Por eso Undine no es una película fantástica, aunque mantenga vínculos formales con The Shape of Water (2017) de Guillermo del Toro. La película de Petzold es sugestivamente arqueológica. Claramente Johannes representa al modelo moderno del amante, mientras que Undine es una suerte de Medea berlinesa. El amor para ella es consagración y pacto. Para Johannes -lo demostrará luego- es prueba y error. Es experimento, consumo, servicio. Johannes es tan moderno que se sorprende por la reacción de Undine en el café. Cree que con haber cambiado el “quiero verte” por el “tenemos que hablar” ya está todo resuelto. Bastaría con Undine lo interpretara y aceptara. Pero ella no es moderna, pertenece al tiempo sagrado. A esas horas que encandilaban a Georgy Luckacs cuando era crítico literario (Teoría de la Novela). Ese tiempo en que -según escribe allí-  las estrellas eran un mapa y la vida una doble ofrenda (para recibirla o para entregarla). Undine es propia de los lagos y los peces. De la paz en la superficie y la tormenta en el fondo. Es hija del misterio encerrado entre los frondosos árboles de Alemania. Allí irá de la mano de Christopher (Franz Rogowksi), el buzo táctico, amigo de las profundidades quien sustituye a Johannes en el corazón de Undine. Desde esa matriz originaria ella protestará en forma drástica contra la baja intensidad de lo moderno.

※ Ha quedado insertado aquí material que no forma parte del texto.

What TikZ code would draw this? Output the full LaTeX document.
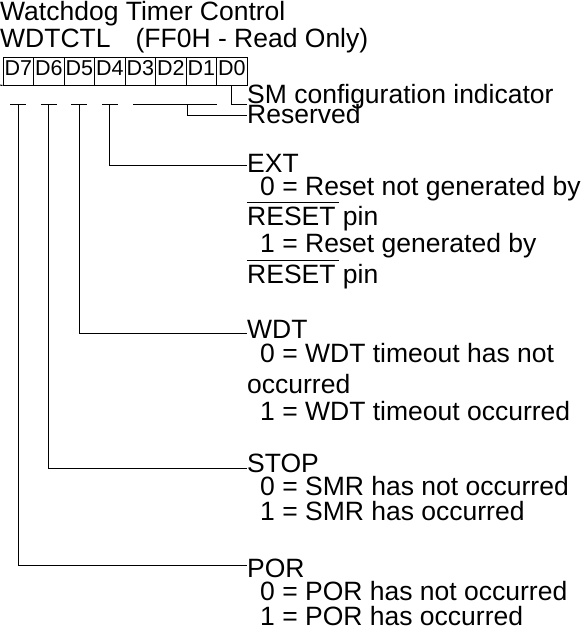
\documentclass[tikz,border=0pt]{standalone}
\usepackage{fontspec}
\setmainfont{Liberation Sans}
\newcommand{\myovl}[1]{\setbox0\hbox{#1}\rlap{\rule[22.5pt]{\dimexpr\wd0+3pt\relax}{1pt}}\box0\relax}
\tikzset{
  lbl/.style={anchor=base west, inner sep=0pt, font=\fontsize{26.5}{26.5}\selectfont},
  cellbox/.style={draw, line width=1pt, minimum width=30.5pt, inner sep=0pt,
    text height=18pt, text depth=10pt, font=\fontsize{21.5}{21.5}\selectfont},
  wire/.style={line width=1pt}
}
\begin{document}
\begin{tikzpicture}[x=1pt,y=-1pt]
\useasboundingbox (0,0) rectangle (585,630);
% title
\node[lbl] (title) at (0,20) {Watchdog Timer Control};
\node[lbl] (reg) at (0,47) {WDTCTL\hspace{25pt}(FF0H - Read Only)};
% register cells
\foreach \i in {0,...,7} {
  \pgfmathtruncatemacro\b{7-\i}
  \node[cellbox] (d\b) at ({3+30.5*\i+15.25},71) {D\b};
}
\draw[wire] (0,85) -- (d7.south west);
% helper row
\coordinate (row) at (0,104);
\coordinate (t7) at (d7.south |- row);
\coordinate (t6) at (d6.south |- row);
\coordinate (t5) at (d5.south |- row);
\coordinate (t4) at (d4.south |- row);
\coordinate (r1) at (133,104);
\coordinate (r2) at (217,104);
\coordinate (rv) at (187,104);
% label ends
\coordinate (smend) at (247,104);
\coordinate (resend) at (247,115.5);
\coordinate (extend) at (247,165);
\coordinate (wdtend) at (247,333);
\coordinate (stopend) at (247,468);
\coordinate (porend) at (247,565);
% texts
\node[lbl] (sm) at (247,103) {SM configuration indicator};
\node[lbl] (res) at (247,123) {Reserved};
\node[lbl] (ext) at (247,172) {EXT};
\node[lbl] (ext0) at (260,195) {0 = Reset not generated by};
\node[lbl] (ext0b) at (247,225) {\myovl{RESET} pin};
\node[lbl] (ext1) at (260,252) {1 = Reset generated by};
\node[lbl] (ext1b) at (247,283) {\myovl{RESET} pin};
\node[lbl] (wdt) at (247,338) {WDT};
\node[lbl] (wdt0) at (260,362) {0 = WDT timeout has not};
\node[lbl] (wdt0b) at (247,393) {occurred};
\node[lbl] (wdt1) at (260,420) {1 = WDT timeout occurred};
\node[lbl] (stop) at (247,472) {STOP};
\node[lbl] (stop0) at (260,495) {0 = SMR has not occurred};
\node[lbl] (stop1) at (260,520) {1 = SMR has occurred};
\node[lbl] (por) at (247,577) {POR};
\node[lbl] (por0) at (260,600) {0 = POR has not occurred};
\node[lbl] (por1) at (260,625) {1 = POR has occurred};
% connectors
\foreach \t in {t7,t6,t5,t4} {
  \draw[wire] ([xshift=-8pt]\t) -- ([xshift=8pt]\t);
}
\draw[wire] (t7) |- (porend);
\draw[wire] (t6) |- (stopend);
\draw[wire] (t5) |- (wdtend);
\draw[wire] (t4) |- (extend);
\draw[wire] (r1) -- (r2);
\draw[wire] (rv) |- (resend);
\draw[wire] (d0.south) |- (smend);
\end{tikzpicture}
\end{document}
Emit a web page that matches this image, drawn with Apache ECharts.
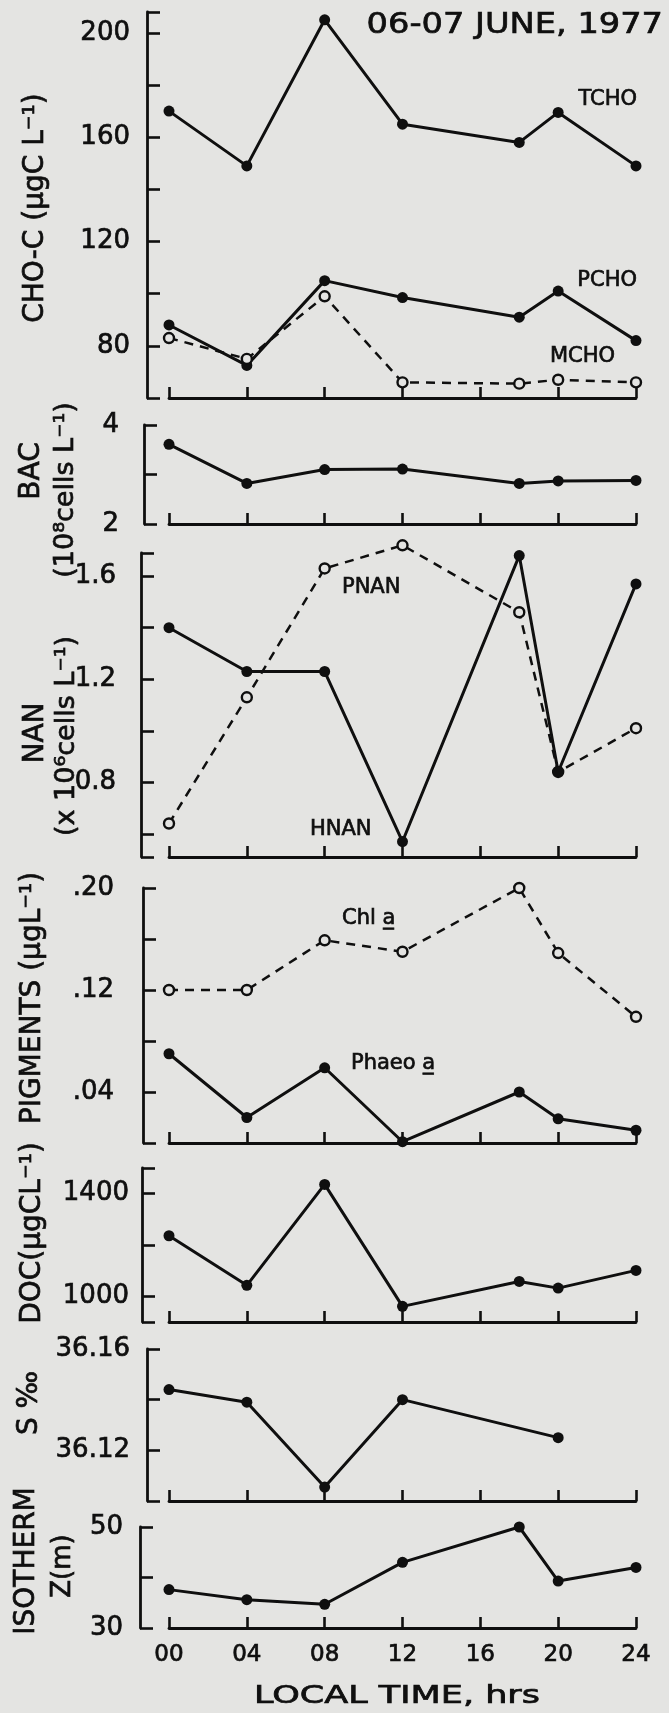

Christian Petzold filma con justeza esos dos paisajes que vinculan tiempos. La urbanidad de la capital alemana, atravesada por la impronta medieval, la guillermina y hasta la soviética. Discurre la ciudad dividida en ágiles travellings desde el tren. Las aguas del lago, rodeadas de verde y celeste, son enfocadas desde un reposado puente y una balsa exploradora. Tal vez temeroso de su propia exhumación y los significados que podría disparar, Petzold sacrifica el que claramente era el final de la película. No quema las naves y se asegura el regreso a una orilla más racional. Táctico e idóneo, agrega un segmento que matiza de fecundidad la elipse de Undine-Ondina. Pero no apaga la cuaternidad constitutiva y operativa del personaje: Pasión, Lealtad, Celos, Escarmiento. Eso lo que se trae Undine desde las aguas, desde ese rango vegetal de la vida que desmiente a la cronología.

En el amor de Undine hay más épica que poética. Su radicalidad es extemporánea y disruptiva. Amonesta a la liberalidad sentimental y recuerda la existencia de otra estirpe. La película tranquiliza vista como un juego que mantiene al pasado como una cosa fenecida que facilita insumos narrativos desde la cripta. Pero lo concreto es esta extraña e inoportuna actualización del mito en la nerviosa belleza de Paula Beer. Petzold me deleita con esta idea -es su trabajo que más me gusta- y también con su estética moderada de lo tormentoso y lo oculto. Finalmente ¿Es Undine una mera evocación o incluye la añoranza? ¿Es un síntoma, una velada queja a lo Mishima? No lo puedo decir. Son preguntas que consigue promover el cine cuando adquiere hondura. El cine alemán de Christian Petzold, por ejemplo.